# [THE PROBLEM]
Collect all lines from the listing that include the string "this".

# [RECORDS FOR THE EXERCISE]

* Start *

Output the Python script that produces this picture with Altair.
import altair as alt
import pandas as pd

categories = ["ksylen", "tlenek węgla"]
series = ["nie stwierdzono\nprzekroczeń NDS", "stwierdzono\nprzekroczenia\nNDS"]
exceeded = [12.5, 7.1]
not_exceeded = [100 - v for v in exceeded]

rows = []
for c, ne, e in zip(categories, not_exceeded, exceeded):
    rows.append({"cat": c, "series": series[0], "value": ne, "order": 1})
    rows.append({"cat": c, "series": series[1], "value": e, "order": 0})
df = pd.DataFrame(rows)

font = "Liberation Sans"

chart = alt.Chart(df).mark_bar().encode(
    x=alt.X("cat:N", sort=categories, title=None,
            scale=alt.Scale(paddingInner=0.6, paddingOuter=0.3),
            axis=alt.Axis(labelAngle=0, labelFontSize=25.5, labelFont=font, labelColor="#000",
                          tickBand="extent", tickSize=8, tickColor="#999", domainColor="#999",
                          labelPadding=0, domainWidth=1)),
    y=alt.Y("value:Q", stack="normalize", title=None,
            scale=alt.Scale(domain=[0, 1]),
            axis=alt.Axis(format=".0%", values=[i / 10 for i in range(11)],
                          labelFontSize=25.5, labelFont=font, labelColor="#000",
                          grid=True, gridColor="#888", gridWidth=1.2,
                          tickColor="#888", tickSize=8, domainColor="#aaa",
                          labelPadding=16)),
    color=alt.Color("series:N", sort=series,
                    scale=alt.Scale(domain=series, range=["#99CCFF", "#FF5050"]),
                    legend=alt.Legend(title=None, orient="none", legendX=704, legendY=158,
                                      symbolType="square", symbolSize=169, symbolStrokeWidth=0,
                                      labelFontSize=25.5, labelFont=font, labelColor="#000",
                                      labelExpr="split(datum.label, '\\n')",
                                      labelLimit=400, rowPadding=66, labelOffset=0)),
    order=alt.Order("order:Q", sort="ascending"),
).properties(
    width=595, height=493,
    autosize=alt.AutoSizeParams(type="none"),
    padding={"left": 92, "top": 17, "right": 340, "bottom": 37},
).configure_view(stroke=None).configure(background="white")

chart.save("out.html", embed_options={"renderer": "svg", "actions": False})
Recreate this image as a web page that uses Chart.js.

* End *

# [ANSWER TO THE PROBLEM]
Output the Python script that produces this picture with Altair.
Recreate this image as a web page that uses Chart.js.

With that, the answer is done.